— Begin —

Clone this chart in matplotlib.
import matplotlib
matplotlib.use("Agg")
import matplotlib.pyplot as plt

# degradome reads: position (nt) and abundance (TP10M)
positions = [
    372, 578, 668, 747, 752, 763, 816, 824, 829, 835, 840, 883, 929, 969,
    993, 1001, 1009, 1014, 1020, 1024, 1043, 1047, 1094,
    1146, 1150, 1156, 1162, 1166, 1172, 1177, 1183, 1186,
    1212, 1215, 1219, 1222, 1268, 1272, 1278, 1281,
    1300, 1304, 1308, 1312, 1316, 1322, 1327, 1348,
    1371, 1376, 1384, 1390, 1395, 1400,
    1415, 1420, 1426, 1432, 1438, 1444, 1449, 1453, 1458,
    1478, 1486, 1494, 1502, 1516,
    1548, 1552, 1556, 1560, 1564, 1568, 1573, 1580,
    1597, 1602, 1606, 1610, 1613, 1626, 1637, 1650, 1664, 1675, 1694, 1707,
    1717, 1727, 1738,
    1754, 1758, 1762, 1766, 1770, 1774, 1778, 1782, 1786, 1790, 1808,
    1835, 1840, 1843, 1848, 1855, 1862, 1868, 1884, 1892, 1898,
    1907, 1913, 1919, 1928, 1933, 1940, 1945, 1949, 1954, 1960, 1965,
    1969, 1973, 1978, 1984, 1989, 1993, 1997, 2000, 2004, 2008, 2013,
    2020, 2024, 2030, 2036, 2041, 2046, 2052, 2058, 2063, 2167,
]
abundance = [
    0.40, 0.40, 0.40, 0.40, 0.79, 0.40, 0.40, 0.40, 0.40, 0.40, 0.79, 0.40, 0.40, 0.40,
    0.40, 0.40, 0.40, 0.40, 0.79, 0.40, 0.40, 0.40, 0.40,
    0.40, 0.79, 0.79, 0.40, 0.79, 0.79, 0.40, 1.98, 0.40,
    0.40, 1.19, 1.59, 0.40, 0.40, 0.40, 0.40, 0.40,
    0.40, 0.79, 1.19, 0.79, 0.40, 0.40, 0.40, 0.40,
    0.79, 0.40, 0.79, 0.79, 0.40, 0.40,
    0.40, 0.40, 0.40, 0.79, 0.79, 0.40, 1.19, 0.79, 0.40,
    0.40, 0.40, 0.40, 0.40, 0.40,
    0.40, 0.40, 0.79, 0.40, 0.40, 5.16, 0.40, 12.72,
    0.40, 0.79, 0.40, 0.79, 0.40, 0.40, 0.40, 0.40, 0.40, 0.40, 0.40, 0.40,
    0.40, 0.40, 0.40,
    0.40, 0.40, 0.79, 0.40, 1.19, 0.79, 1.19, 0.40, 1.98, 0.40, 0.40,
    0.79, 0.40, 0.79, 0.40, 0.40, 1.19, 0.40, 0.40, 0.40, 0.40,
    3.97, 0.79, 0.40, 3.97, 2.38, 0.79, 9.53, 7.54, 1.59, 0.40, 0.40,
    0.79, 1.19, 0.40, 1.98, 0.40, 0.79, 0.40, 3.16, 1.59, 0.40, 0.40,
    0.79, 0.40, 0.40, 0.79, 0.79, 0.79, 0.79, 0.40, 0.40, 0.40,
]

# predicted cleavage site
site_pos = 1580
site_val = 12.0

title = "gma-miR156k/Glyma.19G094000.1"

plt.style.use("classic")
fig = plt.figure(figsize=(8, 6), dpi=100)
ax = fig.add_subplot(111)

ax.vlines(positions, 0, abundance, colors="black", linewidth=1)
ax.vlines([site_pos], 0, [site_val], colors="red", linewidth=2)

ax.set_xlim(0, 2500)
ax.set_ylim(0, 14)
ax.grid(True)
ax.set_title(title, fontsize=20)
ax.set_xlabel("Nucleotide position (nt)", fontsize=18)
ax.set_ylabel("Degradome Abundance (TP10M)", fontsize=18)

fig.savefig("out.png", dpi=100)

— End —
— Begin —

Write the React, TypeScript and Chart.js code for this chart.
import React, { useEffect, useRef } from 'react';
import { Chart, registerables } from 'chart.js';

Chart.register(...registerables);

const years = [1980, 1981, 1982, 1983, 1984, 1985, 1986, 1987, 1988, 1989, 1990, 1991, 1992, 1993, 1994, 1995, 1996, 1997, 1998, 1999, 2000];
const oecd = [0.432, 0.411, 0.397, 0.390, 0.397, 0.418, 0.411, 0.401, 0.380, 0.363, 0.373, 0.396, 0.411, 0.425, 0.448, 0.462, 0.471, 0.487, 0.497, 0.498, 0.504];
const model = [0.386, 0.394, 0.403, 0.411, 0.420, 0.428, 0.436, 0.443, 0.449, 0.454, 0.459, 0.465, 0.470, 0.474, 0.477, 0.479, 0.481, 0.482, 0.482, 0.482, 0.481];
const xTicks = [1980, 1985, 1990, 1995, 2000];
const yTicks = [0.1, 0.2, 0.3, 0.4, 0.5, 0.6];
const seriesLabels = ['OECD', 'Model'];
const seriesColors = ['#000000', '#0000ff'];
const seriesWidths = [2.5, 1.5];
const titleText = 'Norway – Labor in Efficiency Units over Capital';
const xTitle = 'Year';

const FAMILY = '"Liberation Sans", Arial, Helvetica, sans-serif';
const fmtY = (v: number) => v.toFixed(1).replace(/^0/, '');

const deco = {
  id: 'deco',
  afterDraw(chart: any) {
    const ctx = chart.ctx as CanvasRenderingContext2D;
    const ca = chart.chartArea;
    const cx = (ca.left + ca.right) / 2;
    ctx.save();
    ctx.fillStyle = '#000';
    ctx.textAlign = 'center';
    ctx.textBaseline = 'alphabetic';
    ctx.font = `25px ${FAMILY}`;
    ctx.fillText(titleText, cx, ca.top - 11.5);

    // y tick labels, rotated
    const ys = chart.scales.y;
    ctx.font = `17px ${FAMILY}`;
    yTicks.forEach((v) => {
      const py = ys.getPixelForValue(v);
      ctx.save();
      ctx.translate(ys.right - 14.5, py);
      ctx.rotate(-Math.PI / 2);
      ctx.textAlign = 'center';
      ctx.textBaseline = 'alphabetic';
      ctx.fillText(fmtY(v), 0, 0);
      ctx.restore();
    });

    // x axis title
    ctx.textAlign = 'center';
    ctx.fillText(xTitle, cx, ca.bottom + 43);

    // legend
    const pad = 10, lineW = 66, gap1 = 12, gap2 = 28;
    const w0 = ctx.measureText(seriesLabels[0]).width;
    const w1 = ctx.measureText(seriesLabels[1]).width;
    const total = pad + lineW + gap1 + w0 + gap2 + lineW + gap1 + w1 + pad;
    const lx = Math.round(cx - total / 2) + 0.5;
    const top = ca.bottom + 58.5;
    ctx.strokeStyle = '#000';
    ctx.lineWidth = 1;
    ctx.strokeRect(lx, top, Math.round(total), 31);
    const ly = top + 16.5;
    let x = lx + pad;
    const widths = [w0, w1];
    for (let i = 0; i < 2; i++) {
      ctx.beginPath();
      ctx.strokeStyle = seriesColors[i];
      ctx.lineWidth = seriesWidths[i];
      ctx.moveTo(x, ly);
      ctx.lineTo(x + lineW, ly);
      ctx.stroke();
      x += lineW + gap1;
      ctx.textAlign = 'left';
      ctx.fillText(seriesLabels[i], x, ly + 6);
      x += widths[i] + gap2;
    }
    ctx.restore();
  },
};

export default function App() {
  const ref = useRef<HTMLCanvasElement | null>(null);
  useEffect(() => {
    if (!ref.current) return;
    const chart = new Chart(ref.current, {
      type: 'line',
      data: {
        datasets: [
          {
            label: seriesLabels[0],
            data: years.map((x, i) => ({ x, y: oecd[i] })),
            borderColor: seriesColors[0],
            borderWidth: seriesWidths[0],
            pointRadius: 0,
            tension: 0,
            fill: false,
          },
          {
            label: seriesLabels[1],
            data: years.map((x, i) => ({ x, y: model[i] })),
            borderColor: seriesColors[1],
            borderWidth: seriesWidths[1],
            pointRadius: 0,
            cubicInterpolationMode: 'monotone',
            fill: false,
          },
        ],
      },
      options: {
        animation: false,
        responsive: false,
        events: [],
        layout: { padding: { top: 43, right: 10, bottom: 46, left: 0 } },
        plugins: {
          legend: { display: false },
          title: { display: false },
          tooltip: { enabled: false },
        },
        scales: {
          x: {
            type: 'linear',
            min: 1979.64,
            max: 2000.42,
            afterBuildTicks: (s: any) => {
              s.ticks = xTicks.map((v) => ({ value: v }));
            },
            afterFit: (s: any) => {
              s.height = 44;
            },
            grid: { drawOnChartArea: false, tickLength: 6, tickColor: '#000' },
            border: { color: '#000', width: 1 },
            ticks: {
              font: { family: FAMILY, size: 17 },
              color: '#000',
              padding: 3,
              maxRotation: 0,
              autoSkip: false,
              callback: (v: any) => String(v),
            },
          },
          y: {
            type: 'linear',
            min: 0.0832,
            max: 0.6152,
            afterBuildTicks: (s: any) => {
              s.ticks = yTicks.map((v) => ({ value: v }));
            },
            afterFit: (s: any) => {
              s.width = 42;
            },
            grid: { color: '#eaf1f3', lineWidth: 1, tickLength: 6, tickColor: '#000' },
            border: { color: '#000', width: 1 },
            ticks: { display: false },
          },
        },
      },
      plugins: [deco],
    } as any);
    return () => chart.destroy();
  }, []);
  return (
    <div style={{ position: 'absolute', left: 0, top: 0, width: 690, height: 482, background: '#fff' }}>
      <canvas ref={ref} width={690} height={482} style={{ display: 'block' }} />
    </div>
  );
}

— End —
— Begin —

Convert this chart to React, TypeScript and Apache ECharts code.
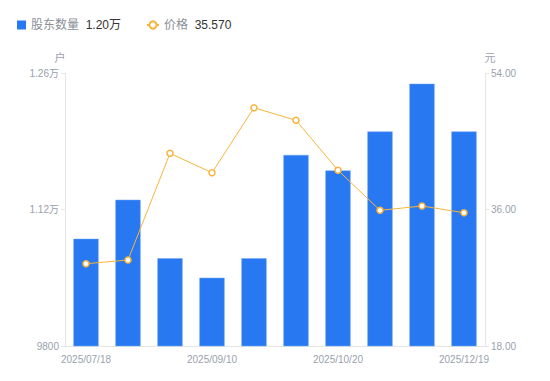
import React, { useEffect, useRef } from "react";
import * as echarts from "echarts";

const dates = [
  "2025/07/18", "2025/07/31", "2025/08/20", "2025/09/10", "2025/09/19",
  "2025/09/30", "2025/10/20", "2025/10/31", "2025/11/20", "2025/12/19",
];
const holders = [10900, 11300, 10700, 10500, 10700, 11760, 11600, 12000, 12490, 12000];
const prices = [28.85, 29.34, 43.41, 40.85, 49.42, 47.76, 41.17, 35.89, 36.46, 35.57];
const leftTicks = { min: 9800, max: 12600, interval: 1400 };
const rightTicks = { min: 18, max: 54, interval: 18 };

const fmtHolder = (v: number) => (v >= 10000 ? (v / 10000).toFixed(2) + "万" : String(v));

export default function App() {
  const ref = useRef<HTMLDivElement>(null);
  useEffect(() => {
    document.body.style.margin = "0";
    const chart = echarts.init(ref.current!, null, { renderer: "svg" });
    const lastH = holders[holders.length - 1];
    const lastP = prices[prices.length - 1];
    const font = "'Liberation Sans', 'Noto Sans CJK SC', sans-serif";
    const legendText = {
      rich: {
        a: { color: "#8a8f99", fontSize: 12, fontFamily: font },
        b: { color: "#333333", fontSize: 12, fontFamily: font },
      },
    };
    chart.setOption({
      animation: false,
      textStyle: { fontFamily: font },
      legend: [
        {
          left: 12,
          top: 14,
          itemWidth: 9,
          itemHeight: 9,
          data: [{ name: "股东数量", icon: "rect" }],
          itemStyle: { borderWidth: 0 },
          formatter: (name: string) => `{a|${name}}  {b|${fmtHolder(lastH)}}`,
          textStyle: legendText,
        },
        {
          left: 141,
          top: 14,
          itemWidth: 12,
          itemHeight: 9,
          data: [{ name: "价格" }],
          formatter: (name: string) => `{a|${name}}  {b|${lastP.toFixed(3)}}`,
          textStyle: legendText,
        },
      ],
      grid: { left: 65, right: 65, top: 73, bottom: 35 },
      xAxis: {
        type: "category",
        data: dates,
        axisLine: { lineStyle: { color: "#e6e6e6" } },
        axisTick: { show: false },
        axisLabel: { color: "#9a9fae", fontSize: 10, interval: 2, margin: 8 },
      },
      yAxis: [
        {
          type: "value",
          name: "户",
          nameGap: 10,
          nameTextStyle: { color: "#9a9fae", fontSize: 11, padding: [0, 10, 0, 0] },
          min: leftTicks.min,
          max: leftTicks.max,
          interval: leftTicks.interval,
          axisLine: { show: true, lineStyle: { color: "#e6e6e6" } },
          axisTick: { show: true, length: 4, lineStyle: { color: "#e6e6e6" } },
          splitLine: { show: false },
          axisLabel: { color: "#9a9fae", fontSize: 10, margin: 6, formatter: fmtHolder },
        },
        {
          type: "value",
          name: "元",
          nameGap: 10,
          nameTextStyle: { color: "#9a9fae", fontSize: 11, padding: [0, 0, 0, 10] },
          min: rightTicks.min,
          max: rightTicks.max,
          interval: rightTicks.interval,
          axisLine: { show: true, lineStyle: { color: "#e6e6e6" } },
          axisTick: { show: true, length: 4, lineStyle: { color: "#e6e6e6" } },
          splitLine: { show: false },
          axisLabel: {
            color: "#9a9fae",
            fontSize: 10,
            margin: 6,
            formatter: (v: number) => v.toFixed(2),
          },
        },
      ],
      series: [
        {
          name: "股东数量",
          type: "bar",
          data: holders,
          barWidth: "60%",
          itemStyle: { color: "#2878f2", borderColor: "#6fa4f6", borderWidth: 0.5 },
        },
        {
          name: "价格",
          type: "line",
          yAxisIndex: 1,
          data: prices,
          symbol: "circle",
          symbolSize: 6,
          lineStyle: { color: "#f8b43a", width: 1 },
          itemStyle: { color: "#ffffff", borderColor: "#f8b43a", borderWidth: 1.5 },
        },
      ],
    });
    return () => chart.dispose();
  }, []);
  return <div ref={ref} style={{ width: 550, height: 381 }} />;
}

— End —

— PROBLEM DETAILS —
Extract, word for word, the line containing "Clone this chart in matplotlib.", the line containing "import matplotlib.pyplot as plt", and every line between them.

— RESPONSE TO THE TASK —
Clone this chart in matplotlib.
import matplotlib
matplotlib.use("Agg")
import matplotlib.pyplot as plt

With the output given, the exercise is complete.